Germany’s vice chancellor is stepping up an appeal for the country’s residents to save energy after Russia’s Gazprom announced significant cuts in natural gas deliveries through a key pipeline.
State-owned Gazprom announced on Tuesday that it was cutting gas flows through the undersea Nord Stream 1 pipeline to Germany by 40%, then, a day later, announced a further cut that brings the overall reduction to about 60%.
In both cases, it cited a technical problem, saying that Canadian sanctions over the war in Ukraine prevented German partner Siemens Energy from delivering equipment that had been sent for overhaul.
The German government rejected that reasoning, saying that maintenance should not have been an issue until the autumn and the Russian decision was a political gambit to sow uncertainty and push up prices.
Russian president Vladimir Putin “is doing what was to be feared from the beginning: He is reducing the volume of gas, not in one go but step by step,” German vice chancellor Robert Habeck said in a video posted by his ministry on Twitter on Wednesday night.
He pointed to earlier Russian moves to cut supplies to Bulgaria, Denmark and others.
The reduction in gas flows comes as Germany and the rest of Europe try to reduce their dependence on Russian energy imports. Germany, which has Europe’s biggest economy, gets about 35% of its gas to power industry and generate electricity from Russia.

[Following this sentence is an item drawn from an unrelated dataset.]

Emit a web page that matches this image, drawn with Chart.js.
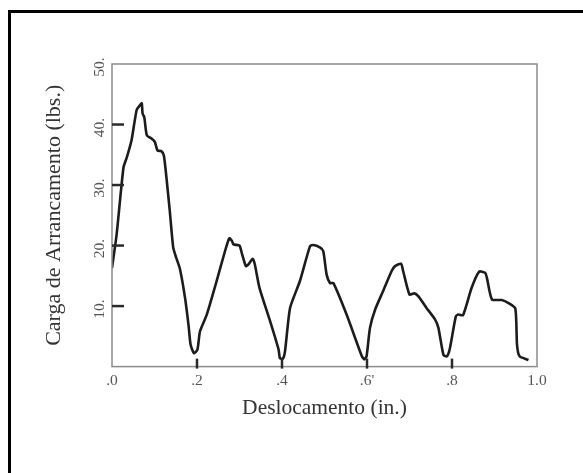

The news of the reductions sent short-term natural gas prices sharply higher in Europe. Month-ahead spot prices rose 13% Thursday to 139.10 euros (£118) per kilowatt hour, up 40% since Monday.
Habeck, who is also the economy minister, already had launched a campaign for people to save energy last week. After the Gazprom announcements, he hammered home the message in Wednesday night’s video.
“Gas is coming to Europe — we have no supply problem, but the volumes of gas must be acquired on the market and it will get more expensive,” Habeck said.
He said the government is prepared, and noted that it has enacted legislation requiring gas storage to be filled.
He lauded the willingness of Germans and business to save energy and store gas.
“Now is the time to do so,” he said. “Every kilowatt hour helps in this situation. It is a situation that is serious, but not a situation that endangers supply security in Germany.”